Rows from a dataset of charts and code:
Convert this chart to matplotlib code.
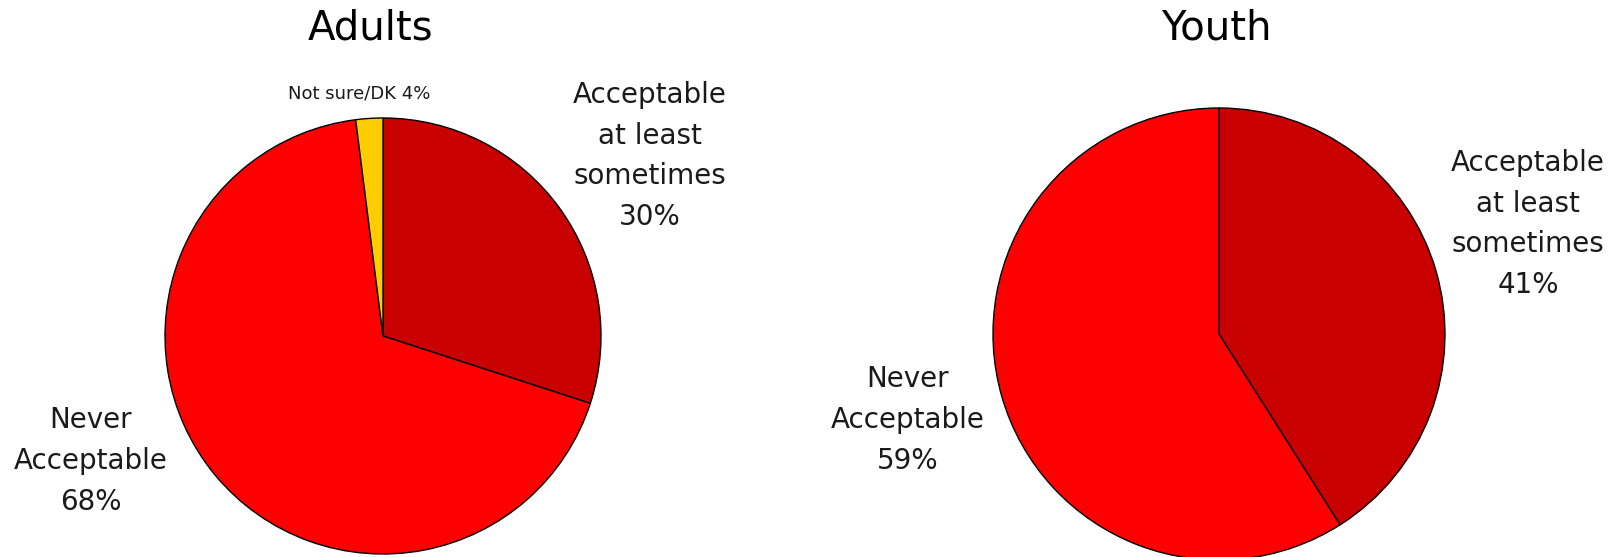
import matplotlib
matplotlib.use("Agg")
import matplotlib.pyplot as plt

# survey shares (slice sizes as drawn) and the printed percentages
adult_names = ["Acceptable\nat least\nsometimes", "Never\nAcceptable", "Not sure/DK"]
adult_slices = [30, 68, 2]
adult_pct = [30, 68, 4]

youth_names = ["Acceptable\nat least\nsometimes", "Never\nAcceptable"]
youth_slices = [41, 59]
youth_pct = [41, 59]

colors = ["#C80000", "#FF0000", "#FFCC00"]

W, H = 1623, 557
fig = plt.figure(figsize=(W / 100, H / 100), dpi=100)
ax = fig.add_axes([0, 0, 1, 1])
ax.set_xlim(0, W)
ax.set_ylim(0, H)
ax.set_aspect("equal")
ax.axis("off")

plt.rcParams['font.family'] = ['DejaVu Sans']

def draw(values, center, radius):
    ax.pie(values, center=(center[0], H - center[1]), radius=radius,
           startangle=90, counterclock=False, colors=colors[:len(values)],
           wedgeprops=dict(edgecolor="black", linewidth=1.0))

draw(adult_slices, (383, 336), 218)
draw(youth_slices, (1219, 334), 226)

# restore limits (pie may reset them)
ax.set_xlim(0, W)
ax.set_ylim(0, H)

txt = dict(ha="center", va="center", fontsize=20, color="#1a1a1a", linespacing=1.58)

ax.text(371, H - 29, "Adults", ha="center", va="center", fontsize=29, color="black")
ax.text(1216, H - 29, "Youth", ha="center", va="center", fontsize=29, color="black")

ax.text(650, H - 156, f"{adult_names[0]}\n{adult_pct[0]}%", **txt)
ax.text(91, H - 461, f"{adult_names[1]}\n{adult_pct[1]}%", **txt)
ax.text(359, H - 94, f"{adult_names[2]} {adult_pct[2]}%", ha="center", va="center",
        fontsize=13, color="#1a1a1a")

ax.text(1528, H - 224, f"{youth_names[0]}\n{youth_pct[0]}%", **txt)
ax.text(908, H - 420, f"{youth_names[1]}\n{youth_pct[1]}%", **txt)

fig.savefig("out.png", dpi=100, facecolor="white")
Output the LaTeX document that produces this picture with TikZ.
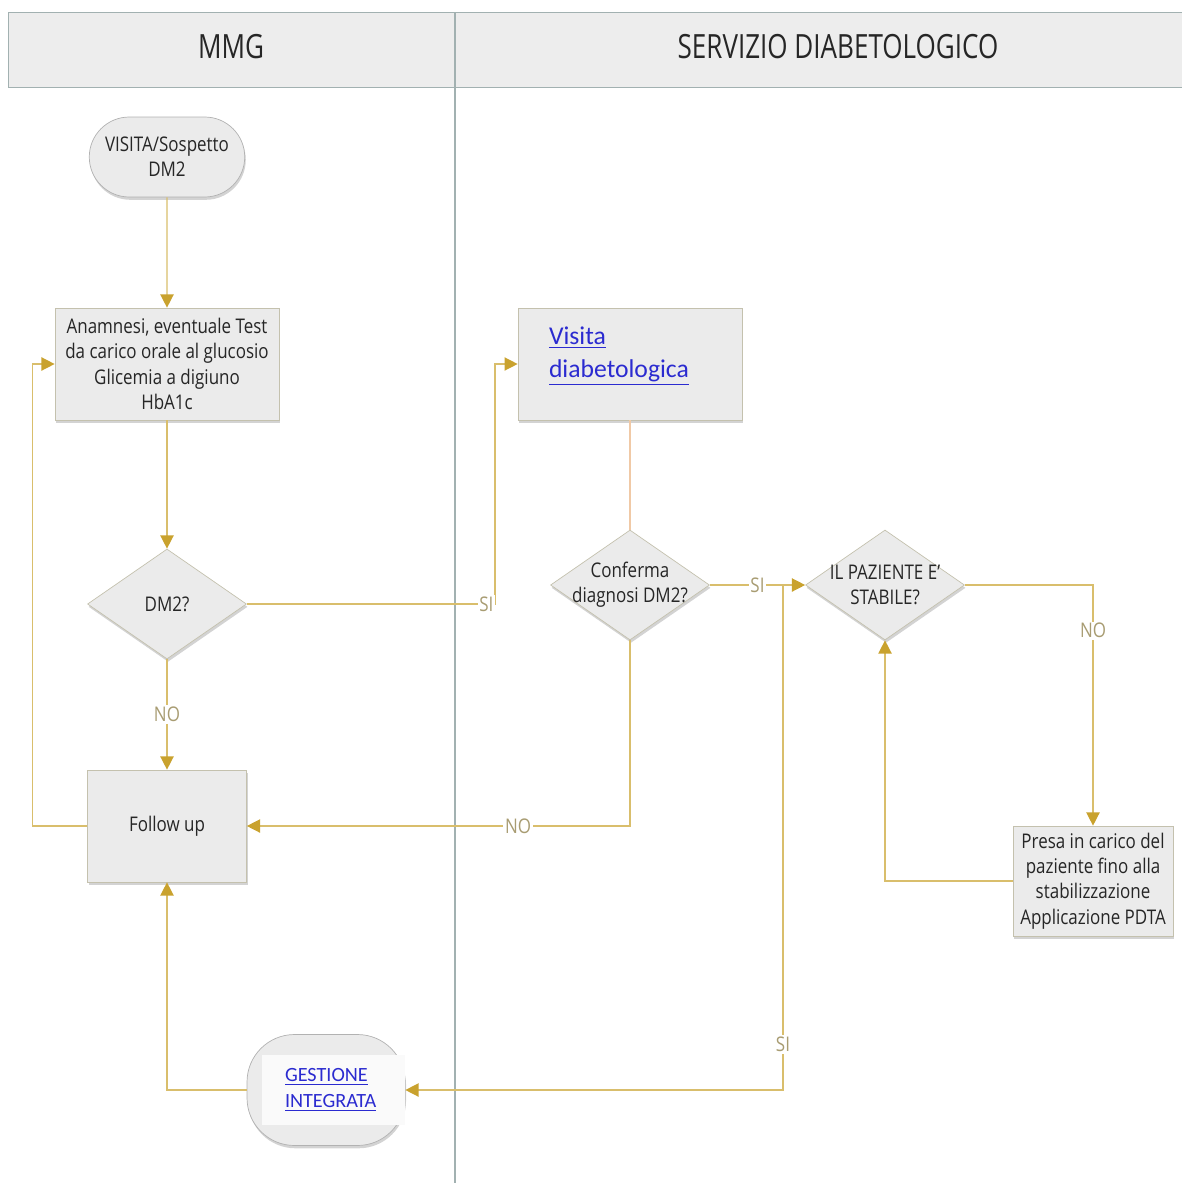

...

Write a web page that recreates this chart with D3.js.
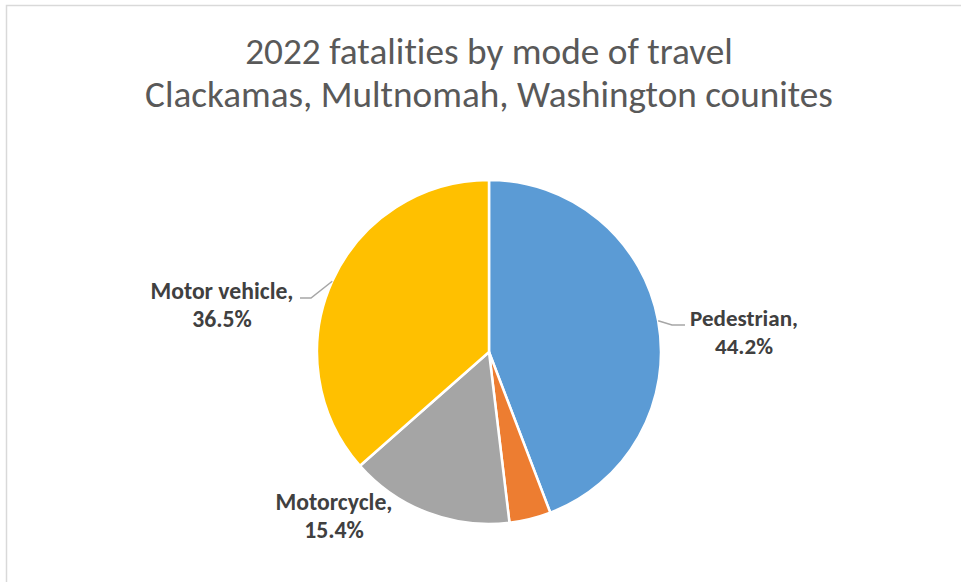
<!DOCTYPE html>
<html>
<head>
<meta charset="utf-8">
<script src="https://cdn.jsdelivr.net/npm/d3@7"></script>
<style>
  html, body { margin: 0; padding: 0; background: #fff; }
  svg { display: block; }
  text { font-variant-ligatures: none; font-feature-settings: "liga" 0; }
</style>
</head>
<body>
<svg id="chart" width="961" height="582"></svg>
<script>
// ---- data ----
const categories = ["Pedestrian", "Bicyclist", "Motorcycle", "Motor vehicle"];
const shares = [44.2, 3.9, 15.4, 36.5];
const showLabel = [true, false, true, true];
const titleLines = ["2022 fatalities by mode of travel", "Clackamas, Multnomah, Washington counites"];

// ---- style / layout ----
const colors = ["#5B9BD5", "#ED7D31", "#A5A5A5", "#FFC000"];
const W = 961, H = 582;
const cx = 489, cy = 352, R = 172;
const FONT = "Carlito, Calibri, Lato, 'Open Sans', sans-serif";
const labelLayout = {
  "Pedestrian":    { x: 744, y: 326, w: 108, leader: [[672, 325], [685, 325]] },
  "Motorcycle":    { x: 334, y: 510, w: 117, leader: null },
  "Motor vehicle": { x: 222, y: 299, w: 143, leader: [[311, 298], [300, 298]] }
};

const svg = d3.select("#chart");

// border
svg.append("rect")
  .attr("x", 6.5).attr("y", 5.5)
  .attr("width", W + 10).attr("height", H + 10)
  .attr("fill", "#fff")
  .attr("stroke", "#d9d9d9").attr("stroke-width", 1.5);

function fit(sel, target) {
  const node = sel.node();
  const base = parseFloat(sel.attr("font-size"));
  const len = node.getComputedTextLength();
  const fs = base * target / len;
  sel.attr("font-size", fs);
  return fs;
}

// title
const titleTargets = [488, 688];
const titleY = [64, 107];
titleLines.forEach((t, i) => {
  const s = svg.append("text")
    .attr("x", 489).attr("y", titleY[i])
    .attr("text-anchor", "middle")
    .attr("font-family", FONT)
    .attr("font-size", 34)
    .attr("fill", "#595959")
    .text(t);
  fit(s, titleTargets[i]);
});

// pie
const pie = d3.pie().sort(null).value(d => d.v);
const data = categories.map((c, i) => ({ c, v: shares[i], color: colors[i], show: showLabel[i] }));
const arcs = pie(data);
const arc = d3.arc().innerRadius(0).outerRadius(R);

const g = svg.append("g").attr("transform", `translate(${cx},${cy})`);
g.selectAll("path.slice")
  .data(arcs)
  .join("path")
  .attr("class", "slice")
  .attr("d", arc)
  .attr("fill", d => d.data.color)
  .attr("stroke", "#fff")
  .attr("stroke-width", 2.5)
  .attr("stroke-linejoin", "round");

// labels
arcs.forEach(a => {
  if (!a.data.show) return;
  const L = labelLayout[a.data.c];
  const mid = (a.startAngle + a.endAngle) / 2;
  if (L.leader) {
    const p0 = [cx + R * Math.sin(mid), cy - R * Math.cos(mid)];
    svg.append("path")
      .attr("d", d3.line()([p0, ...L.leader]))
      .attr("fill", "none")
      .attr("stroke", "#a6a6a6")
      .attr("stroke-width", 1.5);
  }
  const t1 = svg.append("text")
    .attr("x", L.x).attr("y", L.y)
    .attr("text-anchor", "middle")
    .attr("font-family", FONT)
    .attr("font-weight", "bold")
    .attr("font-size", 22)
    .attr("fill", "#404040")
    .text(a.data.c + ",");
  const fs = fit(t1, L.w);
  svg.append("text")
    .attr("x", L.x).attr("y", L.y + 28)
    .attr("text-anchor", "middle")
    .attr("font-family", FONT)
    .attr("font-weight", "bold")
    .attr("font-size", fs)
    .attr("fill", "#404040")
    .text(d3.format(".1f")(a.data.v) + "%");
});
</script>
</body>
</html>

TASK TO CARRY OUT: Start at the line with "Write a web", stop at the line with "fatalities by mode", both lines included, and repeat that span exactly without its pictures.

ANSWER TO THE EXERCISE:
Write a web page that recreates this chart with D3.js.
<!DOCTYPE html>
<html>
<head>
<meta charset="utf-8">
<script src="https://cdn.jsdelivr.net/npm/d3@7"></script>
<style>
  html, body { margin: 0; padding: 0; background: #fff; }
  svg { display: block; }
  text { font-variant-ligatures: none; font-feature-settings: "liga" 0; }
</style>
</head>
<body>
<svg id="chart" width="961" height="582"></svg>
<script>
// ---- data ----
const categories = ["Pedestrian", "Bicyclist", "Motorcycle", "Motor vehicle"];
const shares = [44.2, 3.9, 15.4, 36.5];
const showLabel = [true, false, true, true];
const titleLines = ["2022 fatalities by mode of travel", "Clackamas, Multnomah, Washington counites"];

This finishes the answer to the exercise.